Can you write out all of the material below, word for word?

__________________________________________________

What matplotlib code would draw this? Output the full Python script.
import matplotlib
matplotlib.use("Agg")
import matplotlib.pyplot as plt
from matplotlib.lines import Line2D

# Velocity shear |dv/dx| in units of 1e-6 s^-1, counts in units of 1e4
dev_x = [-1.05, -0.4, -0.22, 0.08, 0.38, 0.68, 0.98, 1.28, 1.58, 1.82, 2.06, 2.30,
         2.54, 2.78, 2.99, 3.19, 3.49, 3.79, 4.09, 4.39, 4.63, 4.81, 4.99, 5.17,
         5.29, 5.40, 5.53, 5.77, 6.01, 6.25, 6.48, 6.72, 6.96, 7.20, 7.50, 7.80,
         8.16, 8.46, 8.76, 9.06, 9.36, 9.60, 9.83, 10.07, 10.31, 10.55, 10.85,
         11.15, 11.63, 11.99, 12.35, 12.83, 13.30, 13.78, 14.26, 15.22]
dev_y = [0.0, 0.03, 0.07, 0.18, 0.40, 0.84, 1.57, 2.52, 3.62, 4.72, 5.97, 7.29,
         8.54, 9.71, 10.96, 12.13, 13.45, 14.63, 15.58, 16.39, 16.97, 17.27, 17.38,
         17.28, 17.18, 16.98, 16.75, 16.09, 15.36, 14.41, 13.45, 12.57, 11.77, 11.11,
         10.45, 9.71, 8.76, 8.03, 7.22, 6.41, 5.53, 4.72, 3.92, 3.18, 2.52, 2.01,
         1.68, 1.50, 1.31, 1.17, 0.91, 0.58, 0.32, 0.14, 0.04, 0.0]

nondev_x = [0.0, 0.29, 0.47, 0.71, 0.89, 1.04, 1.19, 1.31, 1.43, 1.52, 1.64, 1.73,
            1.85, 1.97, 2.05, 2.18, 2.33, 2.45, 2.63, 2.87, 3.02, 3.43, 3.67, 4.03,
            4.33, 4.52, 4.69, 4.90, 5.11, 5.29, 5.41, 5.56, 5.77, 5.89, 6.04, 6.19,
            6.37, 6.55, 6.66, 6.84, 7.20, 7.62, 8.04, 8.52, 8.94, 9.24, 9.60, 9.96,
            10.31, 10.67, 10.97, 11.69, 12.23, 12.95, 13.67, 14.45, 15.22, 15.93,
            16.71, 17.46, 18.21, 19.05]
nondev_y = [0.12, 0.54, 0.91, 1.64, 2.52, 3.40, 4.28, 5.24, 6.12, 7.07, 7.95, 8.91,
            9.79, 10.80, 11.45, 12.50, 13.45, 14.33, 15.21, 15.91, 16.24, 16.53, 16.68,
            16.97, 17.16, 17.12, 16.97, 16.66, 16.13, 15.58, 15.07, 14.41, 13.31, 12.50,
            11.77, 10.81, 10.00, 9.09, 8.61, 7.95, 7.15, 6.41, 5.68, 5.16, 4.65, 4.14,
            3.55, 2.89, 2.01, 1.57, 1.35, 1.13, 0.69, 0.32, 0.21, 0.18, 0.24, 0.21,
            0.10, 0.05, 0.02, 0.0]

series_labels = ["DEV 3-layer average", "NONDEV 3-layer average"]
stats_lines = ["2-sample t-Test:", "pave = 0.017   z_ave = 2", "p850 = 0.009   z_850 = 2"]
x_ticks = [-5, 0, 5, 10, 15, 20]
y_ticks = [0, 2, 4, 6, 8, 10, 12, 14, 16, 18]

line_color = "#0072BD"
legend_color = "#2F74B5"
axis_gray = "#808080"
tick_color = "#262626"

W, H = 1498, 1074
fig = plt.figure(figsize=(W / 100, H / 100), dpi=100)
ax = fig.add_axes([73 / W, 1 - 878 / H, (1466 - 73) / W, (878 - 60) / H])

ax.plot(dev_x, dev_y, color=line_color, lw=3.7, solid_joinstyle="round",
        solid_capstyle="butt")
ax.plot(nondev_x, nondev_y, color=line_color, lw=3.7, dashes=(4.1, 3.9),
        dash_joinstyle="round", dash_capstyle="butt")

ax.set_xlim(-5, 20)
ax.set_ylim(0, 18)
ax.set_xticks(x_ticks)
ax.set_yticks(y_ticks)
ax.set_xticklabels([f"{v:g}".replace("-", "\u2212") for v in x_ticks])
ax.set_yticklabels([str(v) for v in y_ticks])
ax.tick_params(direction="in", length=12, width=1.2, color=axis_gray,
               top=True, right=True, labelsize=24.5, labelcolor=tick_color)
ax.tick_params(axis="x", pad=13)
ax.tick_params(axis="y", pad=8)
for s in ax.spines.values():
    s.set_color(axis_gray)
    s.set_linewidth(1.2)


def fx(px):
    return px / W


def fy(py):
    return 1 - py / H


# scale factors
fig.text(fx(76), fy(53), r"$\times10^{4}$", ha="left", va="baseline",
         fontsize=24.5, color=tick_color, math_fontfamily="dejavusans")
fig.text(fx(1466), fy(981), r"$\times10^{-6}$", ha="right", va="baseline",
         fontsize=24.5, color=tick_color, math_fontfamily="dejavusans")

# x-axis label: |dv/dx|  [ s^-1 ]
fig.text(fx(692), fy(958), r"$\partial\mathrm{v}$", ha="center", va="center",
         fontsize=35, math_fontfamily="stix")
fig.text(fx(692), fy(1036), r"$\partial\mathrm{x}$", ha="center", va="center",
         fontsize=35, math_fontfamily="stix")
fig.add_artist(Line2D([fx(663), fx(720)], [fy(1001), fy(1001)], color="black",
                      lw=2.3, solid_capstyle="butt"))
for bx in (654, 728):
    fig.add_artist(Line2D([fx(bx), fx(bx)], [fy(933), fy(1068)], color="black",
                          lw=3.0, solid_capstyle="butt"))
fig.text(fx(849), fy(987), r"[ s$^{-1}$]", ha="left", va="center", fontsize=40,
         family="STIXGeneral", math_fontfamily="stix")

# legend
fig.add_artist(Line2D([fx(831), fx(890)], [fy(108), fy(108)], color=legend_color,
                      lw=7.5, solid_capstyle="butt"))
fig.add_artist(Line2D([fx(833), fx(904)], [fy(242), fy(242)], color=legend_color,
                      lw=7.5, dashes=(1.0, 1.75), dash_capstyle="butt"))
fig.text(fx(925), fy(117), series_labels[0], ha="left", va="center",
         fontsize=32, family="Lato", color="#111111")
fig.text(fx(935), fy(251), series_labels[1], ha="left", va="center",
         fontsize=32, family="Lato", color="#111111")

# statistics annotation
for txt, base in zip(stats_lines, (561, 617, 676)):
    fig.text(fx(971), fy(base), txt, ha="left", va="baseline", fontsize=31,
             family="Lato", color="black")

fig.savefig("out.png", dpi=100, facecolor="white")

__________________________________________________

## SOLUTION
What matplotlib code would draw this? Output the full Python script.
import matplotlib
matplotlib.use("Agg")
import matplotlib.pyplot as plt
from matplotlib.lines import Line2D

# Velocity shear |dv/dx| in units of 1e-6 s^-1, counts in units of 1e4
dev_x = [-1.05, -0.4, -0.22, 0.08, 0.38, 0.68, 0.98, 1.28, 1.58, 1.82, 2.06, 2.30,
         2.54, 2.78, 2.99, 3.19, 3.49, 3.79, 4.09, 4.39, 4.63, 4.81, 4.99, 5.17,
         5.29, 5.40, 5.53, 5.77, 6.01, 6.25, 6.48, 6.72, 6.96, 7.20, 7.50, 7.80,
         8.16, 8.46, 8.76, 9.06, 9.36, 9.60, 9.83, 10.07, 10.31, 10.55, 10.85,
         11.15, 11.63, 11.99, 12.35, 12.83, 13.30, 13.78, 14.26, 15.22]
dev_y = [0.0, 0.03, 0.07, 0.18, 0.40, 0.84, 1.57, 2.52, 3.62, 4.72, 5.97, 7.29,
         8.54, 9.71, 10.96, 12.13, 13.45, 14.63, 15.58, 16.39, 16.97, 17.27, 17.38,
         17.28, 17.18, 16.98, 16.75, 16.09, 15.36, 14.41, 13.45, 12.57, 11.77, 11.11,
         10.45, 9.71, 8.76, 8.03, 7.22, 6.41, 5.53, 4.72, 3.92, 3.18, 2.52, 2.01,
         1.68, 1.50, 1.31, 1.17, 0.91, 0.58, 0.32, 0.14, 0.04, 0.0]

nondev_x = [0.0, 0.29, 0.47, 0.71, 0.89, 1.04, 1.19, 1.31, 1.43, 1.52, 1.64, 1.73,
            1.85, 1.97, 2.05, 2.18, 2.33, 2.45, 2.63, 2.87, 3.02, 3.43, 3.67, 4.03,
            4.33, 4.52, 4.69, 4.90, 5.11, 5.29, 5.41, 5.56, 5.77, 5.89, 6.04, 6.19,
            6.37, 6.55, 6.66, 6.84, 7.20, 7.62, 8.04, 8.52, 8.94, 9.24, 9.60, 9.96,
            10.31, 10.67, 10.97, 11.69, 12.23, 12.95, 13.67, 14.45, 15.22, 15.93,
            16.71, 17.46, 18.21, 19.05]
nondev_y = [0.12, 0.54, 0.91, 1.64, 2.52, 3.40, 4.28, 5.24, 6.12, 7.07, 7.95, 8.91,
            9.79, 10.80, 11.45, 12.50, 13.45, 14.33, 15.21, 15.91, 16.24, 16.53, 16.68,
            16.97, 17.16, 17.12, 16.97, 16.66, 16.13, 15.58, 15.07, 14.41, 13.31, 12.50,
            11.77, 10.81, 10.00, 9.09, 8.61, 7.95, 7.15, 6.41, 5.68, 5.16, 4.65, 4.14,
            3.55, 2.89, 2.01, 1.57, 1.35, 1.13, 0.69, 0.32, 0.21, 0.18, 0.24, 0.21,
            0.10, 0.05, 0.02, 0.0]

series_labels = ["DEV 3-layer average", "NONDEV 3-layer average"]
stats_lines = ["2-sample t-Test:", "pave = 0.017   z_ave = 2", "p850 = 0.009   z_850 = 2"]
x_ticks = [-5, 0, 5, 10, 15, 20]
y_ticks = [0, 2, 4, 6, 8, 10, 12, 14, 16, 18]

line_color = "#0072BD"
legend_color = "#2F74B5"
axis_gray = "#808080"
tick_color = "#262626"

W, H = 1498, 1074
fig = plt.figure(figsize=(W / 100, H / 100), dpi=100)
ax = fig.add_axes([73 / W, 1 - 878 / H, (1466 - 73) / W, (878 - 60) / H])

ax.plot(dev_x, dev_y, color=line_color, lw=3.7, solid_joinstyle="round",
        solid_capstyle="butt")
ax.plot(nondev_x, nondev_y, color=line_color, lw=3.7, dashes=(4.1, 3.9),
        dash_joinstyle="round", dash_capstyle="butt")

ax.set_xlim(-5, 20)
ax.set_ylim(0, 18)
ax.set_xticks(x_ticks)
ax.set_yticks(y_ticks)
ax.set_xticklabels([f"{v:g}".replace("-", "\u2212") for v in x_ticks])
ax.set_yticklabels([str(v) for v in y_ticks])
ax.tick_params(direction="in", length=12, width=1.2, color=axis_gray,
               top=True, right=True, labelsize=24.5, labelcolor=tick_color)
ax.tick_params(axis="x", pad=13)
ax.tick_params(axis="y", pad=8)
for s in ax.spines.values():
    s.set_color(axis_gray)
    s.set_linewidth(1.2)


def fx(px):
    return px / W


def fy(py):
    return 1 - py / H


# scale factors
fig.text(fx(76), fy(53), r"$\times10^{4}$", ha="left", va="baseline",
         fontsize=24.5, color=tick_color, math_fontfamily="dejavusans")
fig.text(fx(1466), fy(981), r"$\times10^{-6}$", ha="right", va="baseline",
         fontsize=24.5, color=tick_color, math_fontfamily="dejavusans")

# x-axis label: |dv/dx|  [ s^-1 ]
fig.text(fx(692), fy(958), r"$\partial\mathrm{v}$", ha="center", va="center",
         fontsize=35, math_fontfamily="stix")
fig.text(fx(692), fy(1036), r"$\partial\mathrm{x}$", ha="center", va="center",
         fontsize=35, math_fontfamily="stix")
fig.add_artist(Line2D([fx(663), fx(720)], [fy(1001), fy(1001)], color="black",
                      lw=2.3, solid_capstyle="butt"))
for bx in (654, 728):
    fig.add_artist(Line2D([fx(bx), fx(bx)], [fy(933), fy(1068)], color="black",
                          lw=3.0, solid_capstyle="butt"))
fig.text(fx(849), fy(987), r"[ s$^{-1}$]", ha="left", va="center", fontsize=40,
         family="STIXGeneral", math_fontfamily="stix")

# legend
fig.add_artist(Line2D([fx(831), fx(890)], [fy(108), fy(108)], color=legend_color,
                      lw=7.5, solid_capstyle="butt"))
fig.add_artist(Line2D([fx(833), fx(904)], [fy(242), fy(242)], color=legend_color,
                      lw=7.5, dashes=(1.0, 1.75), dash_capstyle="butt"))
fig.text(fx(925), fy(117), series_labels[0], ha="left", va="center",
         fontsize=32, family="Lato", color="#111111")
fig.text(fx(935), fy(251), series_labels[1], ha="left", va="center",
         fontsize=32, family="Lato", color="#111111")

# statistics annotation
for txt, base in zip(stats_lines, (561, 617, 676)):
    fig.text(fx(971), fy(base), txt, ha="left", va="baseline", fontsize=31,
             family="Lato", color="black")

fig.savefig("out.png", dpi=100, facecolor="white")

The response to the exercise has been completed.